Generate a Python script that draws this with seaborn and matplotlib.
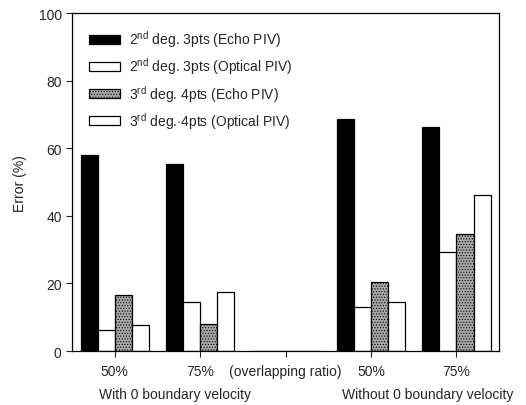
import matplotlib
matplotlib.use("Agg")
import matplotlib.pyplot as plt
import seaborn as sns
import pandas as pd
import numpy as np
from matplotlib.patches import Patch

categories = ["w50", "w75", "gap", "wo50", "wo75"]
tick_labels = ["50%", "75%", "(overlapping ratio)", "50%", "75%"]
series = [
    r"2$^{\mathrm{nd}}$ deg. 3pts (Echo PIV)",
    r"2$^{\mathrm{nd}}$ deg. 3pts (Optical PIV)",
    r"3$^{\mathrm{rd}}$ deg. 4pts (Echo PIV)",
    r"3$^{\mathrm{rd}}$ deg.$\cdot$4pts (Optical PIV)",
]
echo_2nd = [58.0, 55.3, 0.0, 68.6, 66.3]
optical_2nd = [6.2, 14.5, 0.0, 13.0, 29.3]
echo_3rd = [16.6, 8.0, 0.0, 20.4, 34.6]
optical_3rd = [7.7, 17.5, 0.0, 14.5, 46.2]
group_labels = ["With 0 boundary velocity", "Without 0 boundary velocity"]

sns.set_theme(style="ticks")
plt.rcParams["font.family"] = ["Liberation Sans", "DejaVu Sans"]
plt.rcParams["mathtext.fontset"] = "custom"
plt.rcParams["mathtext.rm"] = "Liberation Sans"
plt.rcParams["mathtext.it"] = "Liberation Sans"
plt.rcParams["hatch.linewidth"] = 0.5

rows = []
for s, vals in zip(series, [echo_2nd, optical_2nd, echo_3rd, optical_3rd]):
    for c, v in zip(categories, vals):
        rows.append({"cat": c, "series": s, "value": v})
df = pd.DataFrame(rows)

faces = ["#000000", "#ffffff", "#a8a8a8", "#ffffff"]
hatches = [None, None, "......", None]

fig = plt.figure(figsize=(5.26, 4.06), dpi=100)
ax = fig.add_axes([0.137, 0.133, 0.812, 0.832])
sns.barplot(data=df, x="cat", y="value", hue="series", order=categories,
            hue_order=series, palette=faces, width=0.8, gap=0,
            edgecolor="black", linewidth=0.9, saturation=1, ax=ax, legend=False)

for cont, fc, h in zip(ax.containers, faces, hatches):
    for p in cont:
        p.set_facecolor(fc)
        p.set_edgecolor("black")
        if h:
            p.set_hatch(h)

ax.set_xlim(-0.5, 4.5)
ax.set_ylim(0, 100)
ax.set_yticks([0, 20, 40, 60, 80, 100])
ax.set_xticks(range(len(categories)))
ax.set_xticklabels(tick_labels, fontsize=10)
ax.tick_params(axis="y", labelsize=10, direction="out", length=4, width=0.8)
ax.tick_params(axis="x", direction="out", length=4, width=0.8, pad=5)
ax.set_xlabel("")
ax.set_ylabel("Error (%)", fontsize=10, labelpad=8)
for sp in ax.spines.values():
    sp.set_visible(True)
    sp.set_linewidth(0.9)
    sp.set_color("black")

ax.text(0.70, -0.127, group_labels[0], transform=ax.get_xaxis_transform(),
        ha="center", va="center", fontsize=10)
ax.text(3.66, -0.127, group_labels[1], transform=ax.get_xaxis_transform(),
        ha="center", va="center", fontsize=10)

handles = [Patch(facecolor=fc, edgecolor="black", hatch=h, linewidth=0.9)
           for fc, h in zip(faces, hatches)]
ax.legend(handles, series, loc="upper left", bbox_to_anchor=(0.04, 0.955),
          frameon=False, fontsize=10, handlelength=2.2, handleheight=0.6,
          handletextpad=0.7, labelspacing=0.45, borderpad=0, borderaxespad=0)

fig.savefig("out.png", dpi=100)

........

Task objective
Your copy of the data should match it exactly, except that pictures are left out.

Exercise answer
Generate a Python script that draws this with seaborn and matplotlib.
import matplotlib
matplotlib.use("Agg")
import matplotlib.pyplot as plt
import seaborn as sns
import pandas as pd
import numpy as np
from matplotlib.patches import Patch

categories = ["w50", "w75", "gap", "wo50", "wo75"]
tick_labels = ["50%", "75%", "(overlapping ratio)", "50%", "75%"]
series = [
    r"2$^{\mathrm{nd}}$ deg. 3pts (Echo PIV)",
    r"2$^{\mathrm{nd}}$ deg. 3pts (Optical PIV)",
    r"3$^{\mathrm{rd}}$ deg. 4pts (Echo PIV)",
    r"3$^{\mathrm{rd}}$ deg.$\cdot$4pts (Optical PIV)",
]
echo_2nd = [58.0, 55.3, 0.0, 68.6, 66.3]
optical_2nd = [6.2, 14.5, 0.0, 13.0, 29.3]
echo_3rd = [16.6, 8.0, 0.0, 20.4, 34.6]
optical_3rd = [7.7, 17.5, 0.0, 14.5, 46.2]
group_labels = ["With 0 boundary velocity", "Without 0 boundary velocity"]

sns.set_theme(style="ticks")
plt.rcParams["font.family"] = ["Liberation Sans", "DejaVu Sans"]
plt.rcParams["mathtext.fontset"] = "custom"
plt.rcParams["mathtext.rm"] = "Liberation Sans"
plt.rcParams["mathtext.it"] = "Liberation Sans"
plt.rcParams["hatch.linewidth"] = 0.5

rows = []
for s, vals in zip(series, [echo_2nd, optical_2nd, echo_3rd, optical_3rd]):
    for c, v in zip(categories, vals):
        rows.append({"cat": c, "series": s, "value": v})
df = pd.DataFrame(rows)

faces = ["#000000", "#ffffff", "#a8a8a8", "#ffffff"]
hatches = [None, None, "......", None]

fig = plt.figure(figsize=(5.26, 4.06), dpi=100)
ax = fig.add_axes([0.137, 0.133, 0.812, 0.832])
sns.barplot(data=df, x="cat", y="value", hue="series", order=categories,
            hue_order=series, palette=faces, width=0.8, gap=0,
            edgecolor="black", linewidth=0.9, saturation=1, ax=ax, legend=False)

for cont, fc, h in zip(ax.containers, faces, hatches):
    for p in cont:
        p.set_facecolor(fc)
        p.set_edgecolor("black")
        if h:
            p.set_hatch(h)

ax.set_xlim(-0.5, 4.5)
ax.set_ylim(0, 100)
ax.set_yticks([0, 20, 40, 60, 80, 100])
ax.set_xticks(range(len(categories)))
ax.set_xticklabels(tick_labels, fontsize=10)
ax.tick_params(axis="y", labelsize=10, direction="out", length=4, width=0.8)
ax.tick_params(axis="x", direction="out", length=4, width=0.8, pad=5)
ax.set_xlabel("")
ax.set_ylabel("Error (%)", fontsize=10, labelpad=8)
for sp in ax.spines.values():
    sp.set_visible(True)
    sp.set_linewidth(0.9)
    sp.set_color("black")

ax.text(0.70, -0.127, group_labels[0], transform=ax.get_xaxis_transform(),
        ha="center", va="center", fontsize=10)
ax.text(3.66, -0.127, group_labels[1], transform=ax.get_xaxis_transform(),
        ha="center", va="center", fontsize=10)

handles = [Patch(facecolor=fc, edgecolor="black", hatch=h, linewidth=0.9)
           for fc, h in zip(faces, hatches)]
ax.legend(handles, series, loc="upper left", bbox_to_anchor=(0.04, 0.955),
          frameon=False, fontsize=10, handlelength=2.2, handleheight=0.6,
          handletextpad=0.7, labelspacing=0.45, borderpad=0, borderaxespad=0)

fig.savefig("out.png", dpi=100)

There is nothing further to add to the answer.